++++ Exercise input

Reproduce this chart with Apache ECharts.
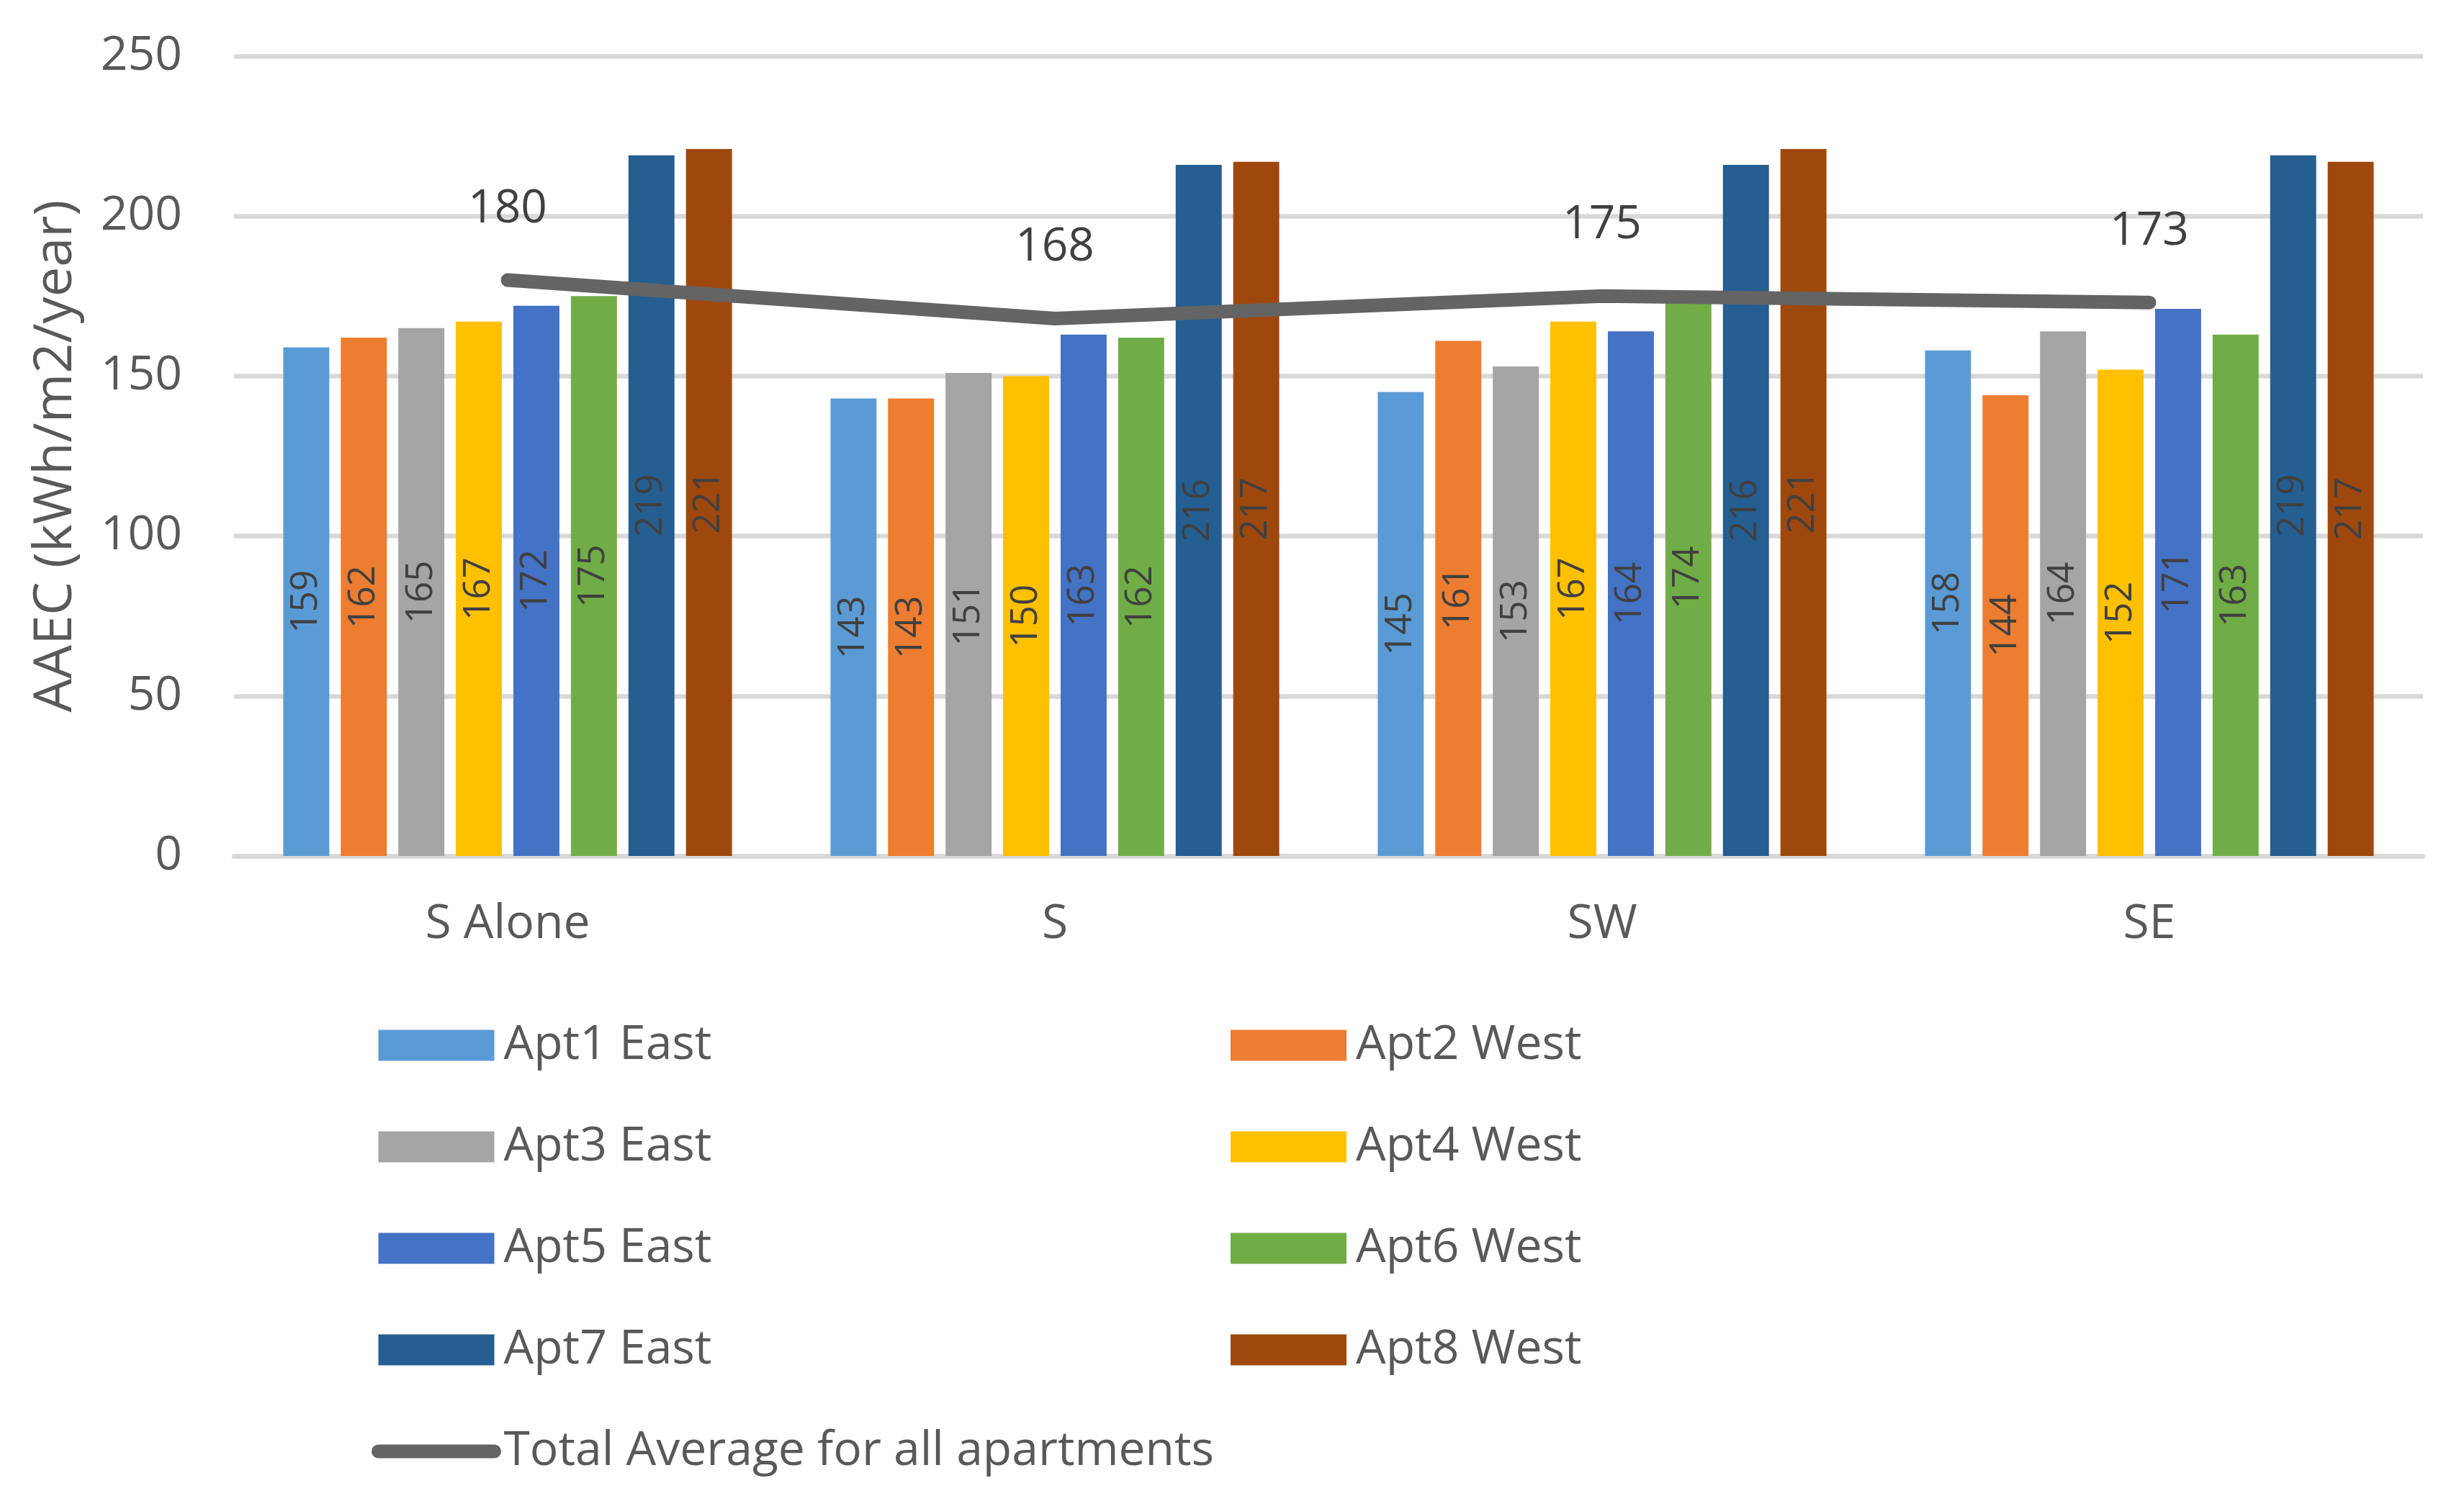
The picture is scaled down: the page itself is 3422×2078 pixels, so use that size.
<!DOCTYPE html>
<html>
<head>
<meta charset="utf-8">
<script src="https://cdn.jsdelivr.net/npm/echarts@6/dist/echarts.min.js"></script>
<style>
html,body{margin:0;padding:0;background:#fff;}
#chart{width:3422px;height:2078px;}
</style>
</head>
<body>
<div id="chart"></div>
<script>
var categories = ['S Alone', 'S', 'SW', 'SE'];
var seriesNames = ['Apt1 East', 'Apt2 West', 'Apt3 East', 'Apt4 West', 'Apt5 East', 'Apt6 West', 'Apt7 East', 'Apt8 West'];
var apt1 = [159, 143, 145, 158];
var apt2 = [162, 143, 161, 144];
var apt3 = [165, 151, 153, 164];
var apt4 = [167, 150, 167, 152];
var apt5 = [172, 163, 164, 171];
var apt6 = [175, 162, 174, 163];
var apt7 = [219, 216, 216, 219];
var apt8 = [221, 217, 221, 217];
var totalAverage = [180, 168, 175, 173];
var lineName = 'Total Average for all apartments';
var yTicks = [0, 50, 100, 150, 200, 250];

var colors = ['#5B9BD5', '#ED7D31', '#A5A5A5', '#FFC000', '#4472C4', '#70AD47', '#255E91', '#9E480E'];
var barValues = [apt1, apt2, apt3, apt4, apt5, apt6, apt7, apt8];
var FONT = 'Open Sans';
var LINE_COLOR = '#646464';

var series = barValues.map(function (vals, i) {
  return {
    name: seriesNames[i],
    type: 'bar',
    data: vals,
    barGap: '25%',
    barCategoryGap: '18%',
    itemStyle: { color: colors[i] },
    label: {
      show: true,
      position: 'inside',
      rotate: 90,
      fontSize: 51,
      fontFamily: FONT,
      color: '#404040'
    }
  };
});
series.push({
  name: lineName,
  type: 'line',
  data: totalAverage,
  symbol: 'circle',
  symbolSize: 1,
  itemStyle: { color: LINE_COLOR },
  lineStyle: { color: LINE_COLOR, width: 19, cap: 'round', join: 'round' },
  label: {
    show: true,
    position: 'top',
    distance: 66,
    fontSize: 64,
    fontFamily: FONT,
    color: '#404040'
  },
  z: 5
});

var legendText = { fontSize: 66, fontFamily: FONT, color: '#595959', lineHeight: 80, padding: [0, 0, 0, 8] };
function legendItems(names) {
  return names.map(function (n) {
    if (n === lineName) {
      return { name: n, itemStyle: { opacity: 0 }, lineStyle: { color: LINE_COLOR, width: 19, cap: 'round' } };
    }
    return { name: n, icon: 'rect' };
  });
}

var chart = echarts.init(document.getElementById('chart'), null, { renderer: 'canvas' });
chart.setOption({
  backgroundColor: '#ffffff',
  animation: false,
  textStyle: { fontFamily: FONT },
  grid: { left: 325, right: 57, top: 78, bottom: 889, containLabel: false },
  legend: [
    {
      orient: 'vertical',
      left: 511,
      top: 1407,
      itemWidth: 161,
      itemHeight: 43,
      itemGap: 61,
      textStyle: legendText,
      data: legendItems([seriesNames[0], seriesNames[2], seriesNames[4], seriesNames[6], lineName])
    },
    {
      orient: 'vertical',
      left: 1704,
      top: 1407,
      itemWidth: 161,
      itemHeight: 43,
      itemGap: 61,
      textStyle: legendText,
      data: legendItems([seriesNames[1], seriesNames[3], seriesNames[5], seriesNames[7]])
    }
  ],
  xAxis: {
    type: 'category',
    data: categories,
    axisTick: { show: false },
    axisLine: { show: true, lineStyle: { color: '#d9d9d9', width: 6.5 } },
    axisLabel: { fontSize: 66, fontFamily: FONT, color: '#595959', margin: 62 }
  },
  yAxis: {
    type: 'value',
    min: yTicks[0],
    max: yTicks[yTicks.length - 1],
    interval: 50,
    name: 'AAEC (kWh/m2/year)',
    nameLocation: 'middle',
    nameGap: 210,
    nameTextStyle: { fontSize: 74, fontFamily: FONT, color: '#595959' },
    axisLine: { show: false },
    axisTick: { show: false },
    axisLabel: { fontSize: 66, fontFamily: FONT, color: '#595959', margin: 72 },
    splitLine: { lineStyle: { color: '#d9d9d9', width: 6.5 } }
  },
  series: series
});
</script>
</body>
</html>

++++++++
++++ Exercise input

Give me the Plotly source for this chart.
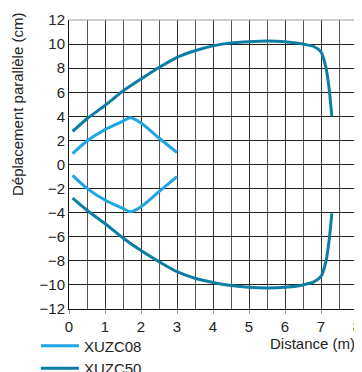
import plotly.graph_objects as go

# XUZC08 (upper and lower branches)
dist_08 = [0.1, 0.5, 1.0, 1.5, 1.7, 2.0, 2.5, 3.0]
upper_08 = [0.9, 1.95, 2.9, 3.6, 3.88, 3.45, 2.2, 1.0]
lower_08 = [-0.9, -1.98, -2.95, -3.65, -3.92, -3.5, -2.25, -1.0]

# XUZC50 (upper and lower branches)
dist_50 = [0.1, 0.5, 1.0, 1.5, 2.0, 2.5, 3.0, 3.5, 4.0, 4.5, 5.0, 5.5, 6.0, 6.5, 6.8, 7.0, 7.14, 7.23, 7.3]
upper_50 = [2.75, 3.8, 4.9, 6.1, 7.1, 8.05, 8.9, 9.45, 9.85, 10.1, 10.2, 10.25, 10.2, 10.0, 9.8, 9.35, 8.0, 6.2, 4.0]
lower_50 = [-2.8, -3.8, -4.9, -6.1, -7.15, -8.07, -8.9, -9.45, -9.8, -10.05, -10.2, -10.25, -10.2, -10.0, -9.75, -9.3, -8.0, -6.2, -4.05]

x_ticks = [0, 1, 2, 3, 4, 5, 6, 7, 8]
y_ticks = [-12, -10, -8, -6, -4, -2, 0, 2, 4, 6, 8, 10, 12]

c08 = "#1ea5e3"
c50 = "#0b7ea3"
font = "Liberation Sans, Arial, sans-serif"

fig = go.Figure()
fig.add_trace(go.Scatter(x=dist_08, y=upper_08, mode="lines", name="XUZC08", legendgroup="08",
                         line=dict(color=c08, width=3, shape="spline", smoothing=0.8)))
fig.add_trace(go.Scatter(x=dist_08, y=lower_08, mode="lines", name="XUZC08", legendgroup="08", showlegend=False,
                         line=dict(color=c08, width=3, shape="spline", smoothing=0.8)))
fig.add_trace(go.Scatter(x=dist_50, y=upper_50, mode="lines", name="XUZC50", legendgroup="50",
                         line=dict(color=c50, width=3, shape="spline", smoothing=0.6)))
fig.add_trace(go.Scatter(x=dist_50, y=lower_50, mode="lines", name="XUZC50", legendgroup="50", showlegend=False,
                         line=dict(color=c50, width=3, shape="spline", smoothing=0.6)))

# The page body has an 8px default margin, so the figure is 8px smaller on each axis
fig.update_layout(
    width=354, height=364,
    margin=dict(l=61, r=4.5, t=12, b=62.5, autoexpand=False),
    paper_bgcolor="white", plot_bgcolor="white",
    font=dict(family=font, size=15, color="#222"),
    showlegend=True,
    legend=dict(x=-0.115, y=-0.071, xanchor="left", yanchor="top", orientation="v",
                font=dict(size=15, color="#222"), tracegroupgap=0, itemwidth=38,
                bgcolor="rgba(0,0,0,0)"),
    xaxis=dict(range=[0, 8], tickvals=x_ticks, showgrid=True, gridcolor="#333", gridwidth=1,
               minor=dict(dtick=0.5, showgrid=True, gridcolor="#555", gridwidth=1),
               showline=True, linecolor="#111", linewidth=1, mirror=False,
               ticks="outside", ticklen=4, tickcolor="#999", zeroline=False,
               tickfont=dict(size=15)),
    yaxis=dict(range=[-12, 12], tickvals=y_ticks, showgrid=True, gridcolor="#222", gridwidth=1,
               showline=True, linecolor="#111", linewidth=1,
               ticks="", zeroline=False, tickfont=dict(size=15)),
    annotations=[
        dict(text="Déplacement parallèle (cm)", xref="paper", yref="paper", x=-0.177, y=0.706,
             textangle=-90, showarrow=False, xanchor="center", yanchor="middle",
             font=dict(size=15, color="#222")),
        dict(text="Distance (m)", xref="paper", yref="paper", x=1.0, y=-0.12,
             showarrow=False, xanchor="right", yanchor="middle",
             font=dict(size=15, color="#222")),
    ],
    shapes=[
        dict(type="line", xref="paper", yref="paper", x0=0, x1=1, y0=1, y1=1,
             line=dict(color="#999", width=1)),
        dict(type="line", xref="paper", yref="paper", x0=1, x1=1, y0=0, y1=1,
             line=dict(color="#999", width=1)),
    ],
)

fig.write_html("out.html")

++++++++
++++ Exercise input

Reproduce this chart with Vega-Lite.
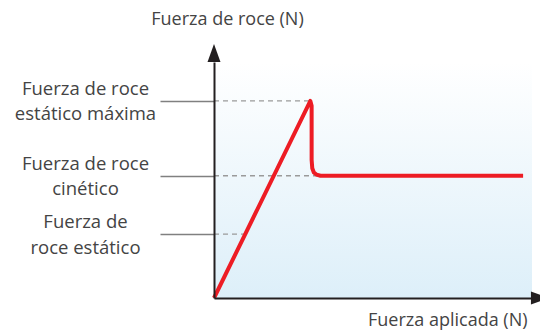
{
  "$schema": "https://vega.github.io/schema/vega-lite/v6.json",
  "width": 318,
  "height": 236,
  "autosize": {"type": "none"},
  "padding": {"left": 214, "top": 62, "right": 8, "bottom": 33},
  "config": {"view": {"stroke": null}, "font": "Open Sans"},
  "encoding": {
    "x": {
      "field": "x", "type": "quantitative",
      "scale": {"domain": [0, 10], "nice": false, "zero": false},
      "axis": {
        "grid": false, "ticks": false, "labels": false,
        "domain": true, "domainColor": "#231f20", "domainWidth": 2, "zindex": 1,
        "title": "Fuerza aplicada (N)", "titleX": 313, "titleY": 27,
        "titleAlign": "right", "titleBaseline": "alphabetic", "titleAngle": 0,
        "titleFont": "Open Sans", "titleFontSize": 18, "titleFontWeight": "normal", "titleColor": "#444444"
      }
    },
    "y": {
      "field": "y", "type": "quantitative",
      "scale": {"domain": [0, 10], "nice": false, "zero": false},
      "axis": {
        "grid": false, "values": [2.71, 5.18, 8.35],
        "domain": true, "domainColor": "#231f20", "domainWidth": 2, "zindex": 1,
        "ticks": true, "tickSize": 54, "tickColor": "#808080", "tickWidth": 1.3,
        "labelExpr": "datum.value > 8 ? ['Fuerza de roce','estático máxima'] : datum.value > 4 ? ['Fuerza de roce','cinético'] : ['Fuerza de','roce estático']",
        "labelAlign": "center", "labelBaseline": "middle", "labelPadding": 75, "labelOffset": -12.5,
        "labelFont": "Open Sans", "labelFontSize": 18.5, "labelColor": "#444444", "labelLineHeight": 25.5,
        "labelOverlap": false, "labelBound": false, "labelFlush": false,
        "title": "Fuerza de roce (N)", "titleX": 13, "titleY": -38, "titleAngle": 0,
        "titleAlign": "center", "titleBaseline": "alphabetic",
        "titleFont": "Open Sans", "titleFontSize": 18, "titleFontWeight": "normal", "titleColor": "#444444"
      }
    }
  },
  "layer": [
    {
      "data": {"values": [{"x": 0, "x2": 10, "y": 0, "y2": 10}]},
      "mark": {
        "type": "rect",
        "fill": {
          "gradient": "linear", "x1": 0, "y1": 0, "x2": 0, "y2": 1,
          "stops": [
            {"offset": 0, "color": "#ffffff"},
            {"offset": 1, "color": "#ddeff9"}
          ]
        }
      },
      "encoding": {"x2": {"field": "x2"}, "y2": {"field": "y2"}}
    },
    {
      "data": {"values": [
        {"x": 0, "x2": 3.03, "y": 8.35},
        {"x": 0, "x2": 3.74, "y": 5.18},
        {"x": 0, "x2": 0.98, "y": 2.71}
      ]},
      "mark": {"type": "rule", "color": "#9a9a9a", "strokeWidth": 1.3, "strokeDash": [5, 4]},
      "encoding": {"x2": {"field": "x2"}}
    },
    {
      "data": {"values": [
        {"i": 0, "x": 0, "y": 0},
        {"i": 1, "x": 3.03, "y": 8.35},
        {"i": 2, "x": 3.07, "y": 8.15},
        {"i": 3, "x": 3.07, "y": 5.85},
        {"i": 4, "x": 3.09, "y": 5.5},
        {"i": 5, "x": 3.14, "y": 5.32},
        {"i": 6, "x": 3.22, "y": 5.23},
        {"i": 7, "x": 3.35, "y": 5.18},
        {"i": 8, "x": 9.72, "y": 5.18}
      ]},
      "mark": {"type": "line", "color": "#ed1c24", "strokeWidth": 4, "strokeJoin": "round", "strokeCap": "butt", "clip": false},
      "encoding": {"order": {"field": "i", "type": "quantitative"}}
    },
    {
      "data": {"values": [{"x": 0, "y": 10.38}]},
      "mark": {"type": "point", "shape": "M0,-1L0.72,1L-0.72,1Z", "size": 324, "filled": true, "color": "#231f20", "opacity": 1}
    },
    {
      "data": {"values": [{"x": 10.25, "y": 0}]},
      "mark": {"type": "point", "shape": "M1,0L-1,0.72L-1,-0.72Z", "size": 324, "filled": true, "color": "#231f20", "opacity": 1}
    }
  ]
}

++++++++

== What is asked ==
Taking the entries above, extract every line from the one bearing "Reproduce this chart with Apache ECharts." through the one bearing "var yTicks = [0, 50, 100, 150, 200, 250];", exactly, with no pictures.

== Task result ==
Reproduce this chart with Apache ECharts.
The picture is scaled down: the page itself is 3422×2078 pixels, so use that size.
<!DOCTYPE html>
<html>
<head>
<meta charset="utf-8">
<script src="https://cdn.jsdelivr.net/npm/echarts@6/dist/echarts.min.js"></script>
<style>
html,body{margin:0;padding:0;background:#fff;}
#chart{width:3422px;height:2078px;}
</style>
</head>
<body>
<div id="chart"></div>
<script>
var categories = ['S Alone', 'S', 'SW', 'SE'];
var seriesNames = ['Apt1 East', 'Apt2 West', 'Apt3 East', 'Apt4 West', 'Apt5 East', 'Apt6 West', 'Apt7 East', 'Apt8 West'];
var apt1 = [159, 143, 145, 158];
var apt2 = [162, 143, 161, 144];
var apt3 = [165, 151, 153, 164];
var apt4 = [167, 150, 167, 152];
var apt5 = [172, 163, 164, 171];
var apt6 = [175, 162, 174, 163];
var apt7 = [219, 216, 216, 219];
var apt8 = [221, 217, 221, 217];
var totalAverage = [180, 168, 175, 173];
var lineName = 'Total Average for all apartments';
var yTicks = [0, 50, 100, 150, 200, 250];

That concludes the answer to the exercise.